Virus Lights Fire Under Eviction Right To Counsel Movement

By Natalie Rodriguez | August 16, 2020, 8:02 PM EDT

The ongoing pandemic has put new urgency behind a nascent movement pushing to give tenants facing eviction a right to counsel, advocates say.

The massive unemployment and economic stress fueled by the novel coronavirus has some access to justice advocates calling for federal lawmakers to not only place a nationwide moratorium on evictions but also to create a right to counsel for those involved in such proceedings, according to speakers on a Wednesday panel at the virtual Equal Justice Conference held by the American Bar Association and National Legal Aid & Defender Association.

"We know that full representation makes a tremendous difference in outcomes for housing cases," John Pollock, coordinator of the National Coalition for a Civil Right to Counsel and an attorney at the Public Justice Center, said at the panel.

Pollock said that as many as 90% of tenants are underrepresented in housing matters, whereas only about 10% of landlords are underrepresented, often putting potential evictees at a disadvantage.

The right to counsel movement is fairly young, with only five jurisdictions currently having some legislation or policy on the matter. The oldest of these is New York City, which began in 2017 and provides a right to counsel to those who qualify based on certain income levels.

Research shows that legal representation among New York City evictees has risen to 38% and that evictions have dropped 41%, including a 15% drop in 2019, according to Pollock. Eviction filings also dropped by 30% overall. San Francisco, which began a similar program, has also seen eviction filing rates drop 10% from 2018 to 2019.

Before the pandemic, several other cities and states were considering right to counsel legislation, according to Pollock. These include Massachusetts; Connecticut; Minnesota; Los Angeles; Santa Monica, California; and Boulder, Colorado; which all had pending legislation last year.

Prepandemic, however, an affordable housing crisis had also been brewing due to increasing rent rates, predatory lending practices and more, several experts noted. Before the pandemic, an estimated 20.8 million families were struggling to meet their rent, Emily Benfer, a Wake Forest University law professor, said at the panel.
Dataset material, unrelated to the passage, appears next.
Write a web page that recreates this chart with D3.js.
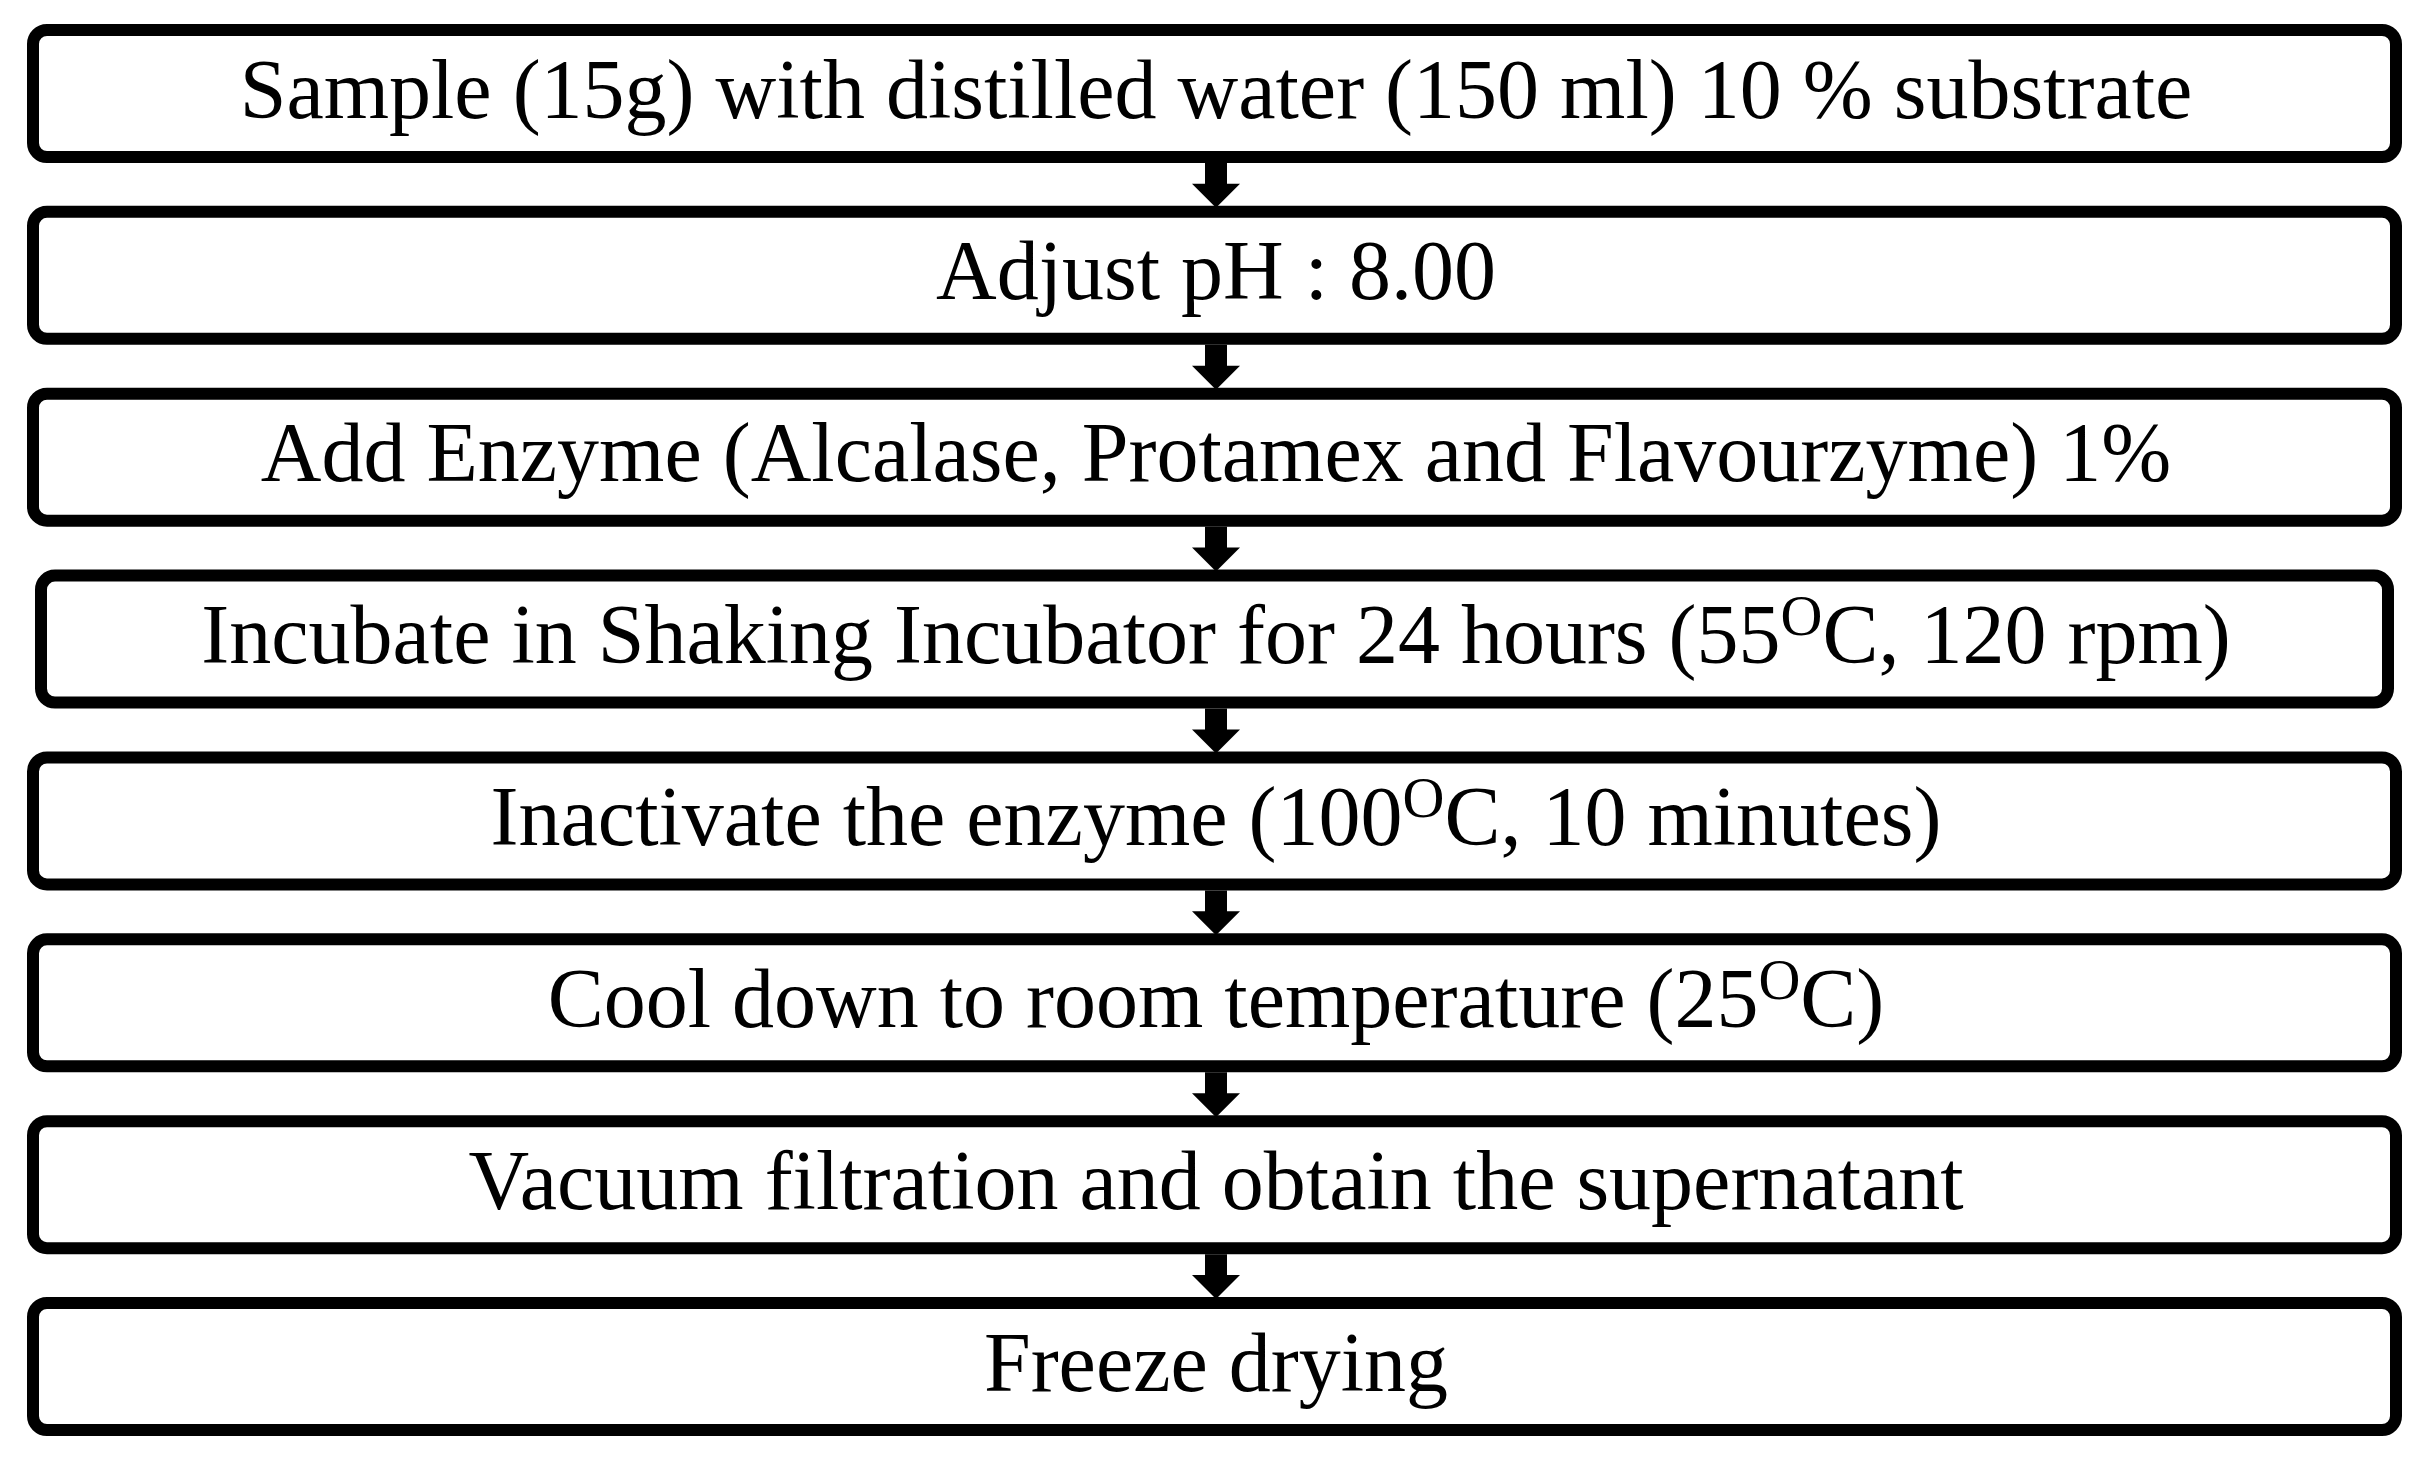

"COVID-19 struck at a time when many renters were already vulnerable to eviction," Benfer said, adding that she estimates between 30 million and 40 million Americans, adults and children, are at risk of eviction between now and the end of the year.


Percentage increase in daily rental assistance requests compared to 2019

Source: Washington University
in St. Louis

While many states and courts had instituted eviction or housing court moratoriums in the early months of the pandemic, those have begun to lift. At the time of the panel, 31 states lacked state-level eviction moratoriums, Benfer said. Most moratoriums were instituted by courts as they closed their doors amid the pandemic.
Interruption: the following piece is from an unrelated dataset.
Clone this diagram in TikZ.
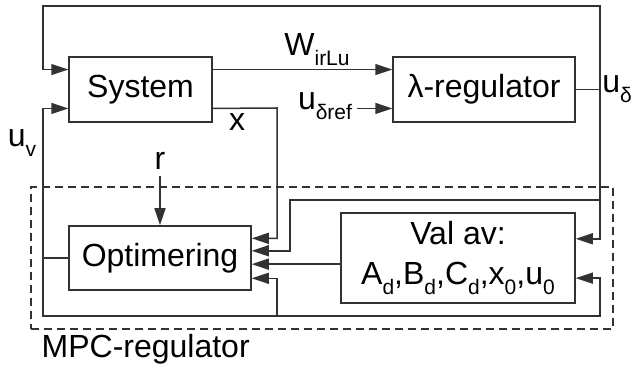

Now, with courts reopening, new socially distant court procedures are adding to the difficulties for tenants trying to maneuver through the eviction proceedings on their own, experts said.
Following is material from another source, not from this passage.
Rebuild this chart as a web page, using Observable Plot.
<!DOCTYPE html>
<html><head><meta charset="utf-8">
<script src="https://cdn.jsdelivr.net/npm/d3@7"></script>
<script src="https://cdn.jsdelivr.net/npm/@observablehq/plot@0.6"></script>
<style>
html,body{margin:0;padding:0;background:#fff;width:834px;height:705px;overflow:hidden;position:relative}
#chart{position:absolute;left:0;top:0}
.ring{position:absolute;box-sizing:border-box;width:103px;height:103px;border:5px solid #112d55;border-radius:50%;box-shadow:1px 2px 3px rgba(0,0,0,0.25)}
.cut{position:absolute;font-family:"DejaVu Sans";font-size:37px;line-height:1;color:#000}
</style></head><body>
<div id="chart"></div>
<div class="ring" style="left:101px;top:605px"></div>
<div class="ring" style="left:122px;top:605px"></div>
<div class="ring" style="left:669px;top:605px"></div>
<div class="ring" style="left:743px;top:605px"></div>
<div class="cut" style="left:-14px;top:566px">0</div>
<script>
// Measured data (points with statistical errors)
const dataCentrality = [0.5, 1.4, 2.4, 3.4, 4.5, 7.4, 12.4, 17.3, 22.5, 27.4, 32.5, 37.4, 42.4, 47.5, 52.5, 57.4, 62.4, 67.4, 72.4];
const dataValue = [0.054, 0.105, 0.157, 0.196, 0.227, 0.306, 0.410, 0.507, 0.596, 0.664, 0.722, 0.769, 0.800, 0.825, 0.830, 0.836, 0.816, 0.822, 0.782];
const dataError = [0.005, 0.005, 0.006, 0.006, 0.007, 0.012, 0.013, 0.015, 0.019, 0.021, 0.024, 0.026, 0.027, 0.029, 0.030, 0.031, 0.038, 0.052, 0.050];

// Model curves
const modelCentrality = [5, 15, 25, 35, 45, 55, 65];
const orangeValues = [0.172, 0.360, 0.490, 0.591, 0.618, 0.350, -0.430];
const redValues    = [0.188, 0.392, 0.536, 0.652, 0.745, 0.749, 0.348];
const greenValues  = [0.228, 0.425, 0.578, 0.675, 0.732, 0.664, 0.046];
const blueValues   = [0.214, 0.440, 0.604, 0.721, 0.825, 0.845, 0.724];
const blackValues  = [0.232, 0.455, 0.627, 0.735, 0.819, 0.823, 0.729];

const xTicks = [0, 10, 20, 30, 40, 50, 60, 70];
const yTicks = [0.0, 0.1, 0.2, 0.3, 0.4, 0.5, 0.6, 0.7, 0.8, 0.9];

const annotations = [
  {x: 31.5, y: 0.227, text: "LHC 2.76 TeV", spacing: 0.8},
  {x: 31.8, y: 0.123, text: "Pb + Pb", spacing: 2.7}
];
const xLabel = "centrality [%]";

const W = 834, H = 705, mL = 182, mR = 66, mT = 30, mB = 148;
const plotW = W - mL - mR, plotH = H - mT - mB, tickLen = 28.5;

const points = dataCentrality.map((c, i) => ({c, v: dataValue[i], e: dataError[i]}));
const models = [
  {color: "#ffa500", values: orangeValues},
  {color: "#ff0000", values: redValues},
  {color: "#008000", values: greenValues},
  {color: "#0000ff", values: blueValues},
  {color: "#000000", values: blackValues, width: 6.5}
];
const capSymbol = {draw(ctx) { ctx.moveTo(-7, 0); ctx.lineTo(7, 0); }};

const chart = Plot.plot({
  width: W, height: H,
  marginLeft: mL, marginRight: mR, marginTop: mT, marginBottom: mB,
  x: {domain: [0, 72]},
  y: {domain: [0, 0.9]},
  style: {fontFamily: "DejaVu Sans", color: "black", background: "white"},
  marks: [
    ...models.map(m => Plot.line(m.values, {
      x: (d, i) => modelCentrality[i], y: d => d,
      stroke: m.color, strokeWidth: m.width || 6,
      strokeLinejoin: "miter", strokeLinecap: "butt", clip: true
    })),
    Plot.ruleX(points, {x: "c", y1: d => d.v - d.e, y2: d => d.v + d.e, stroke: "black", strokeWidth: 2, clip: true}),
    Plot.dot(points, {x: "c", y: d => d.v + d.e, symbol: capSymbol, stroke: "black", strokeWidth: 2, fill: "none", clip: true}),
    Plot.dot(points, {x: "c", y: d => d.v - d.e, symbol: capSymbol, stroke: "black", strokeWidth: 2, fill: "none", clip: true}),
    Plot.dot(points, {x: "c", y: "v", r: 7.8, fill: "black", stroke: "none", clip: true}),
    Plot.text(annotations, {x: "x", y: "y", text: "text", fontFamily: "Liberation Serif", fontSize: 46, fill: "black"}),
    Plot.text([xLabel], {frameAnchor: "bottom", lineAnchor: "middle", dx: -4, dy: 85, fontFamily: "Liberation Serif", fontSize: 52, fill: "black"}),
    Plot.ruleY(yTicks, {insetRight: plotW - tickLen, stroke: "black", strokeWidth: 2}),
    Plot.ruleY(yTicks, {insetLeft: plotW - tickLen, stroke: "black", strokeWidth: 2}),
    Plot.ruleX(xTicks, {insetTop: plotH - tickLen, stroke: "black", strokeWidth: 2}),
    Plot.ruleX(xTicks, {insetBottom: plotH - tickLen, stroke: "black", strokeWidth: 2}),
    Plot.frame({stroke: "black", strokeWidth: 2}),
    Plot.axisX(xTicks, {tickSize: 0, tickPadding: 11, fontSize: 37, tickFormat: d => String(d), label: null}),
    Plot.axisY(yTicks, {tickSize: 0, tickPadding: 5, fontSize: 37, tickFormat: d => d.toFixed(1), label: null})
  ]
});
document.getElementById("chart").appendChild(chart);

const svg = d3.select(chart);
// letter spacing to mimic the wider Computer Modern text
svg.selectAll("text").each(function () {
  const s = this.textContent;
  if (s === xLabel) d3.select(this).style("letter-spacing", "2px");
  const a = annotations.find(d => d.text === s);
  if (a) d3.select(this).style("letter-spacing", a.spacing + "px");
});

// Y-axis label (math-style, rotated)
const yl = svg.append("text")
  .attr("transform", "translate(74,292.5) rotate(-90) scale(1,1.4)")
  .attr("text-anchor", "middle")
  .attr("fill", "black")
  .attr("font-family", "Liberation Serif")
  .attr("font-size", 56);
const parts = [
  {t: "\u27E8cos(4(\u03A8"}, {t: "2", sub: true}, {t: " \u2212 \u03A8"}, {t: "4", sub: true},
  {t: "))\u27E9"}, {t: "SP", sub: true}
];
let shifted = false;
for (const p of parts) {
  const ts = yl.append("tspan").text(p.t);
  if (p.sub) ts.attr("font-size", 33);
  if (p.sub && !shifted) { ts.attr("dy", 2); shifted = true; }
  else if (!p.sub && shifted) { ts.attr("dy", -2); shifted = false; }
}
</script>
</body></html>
"We have court hallways filled with people and a lot of folks confused about where they are supposed to go or missing their court dates," Jesse McCoy, supervising attorney at the Duke Law Civil Justice Center, said at the panel.

In areas where there are virtual hearings, meanwhile, there can be technological disadvantage issues for those in certain poor or rural areas, Pollock noted.

This is pushing many to advocate for new federal legislation to both put a nationwide moratorium on evictions and to also create a right to counsel for potential evictees, Pollock said.

Before the pandemic, there had been several bills proposing money for new funds with a priority to areas with right to counsel or to help fund state-based right to counsel pilot programs. None of the bills have passed, but Pollock said there is a renewed push for similar legislation because of the pandemic.

"To the extent courts are open, we need this right to counsel," he said.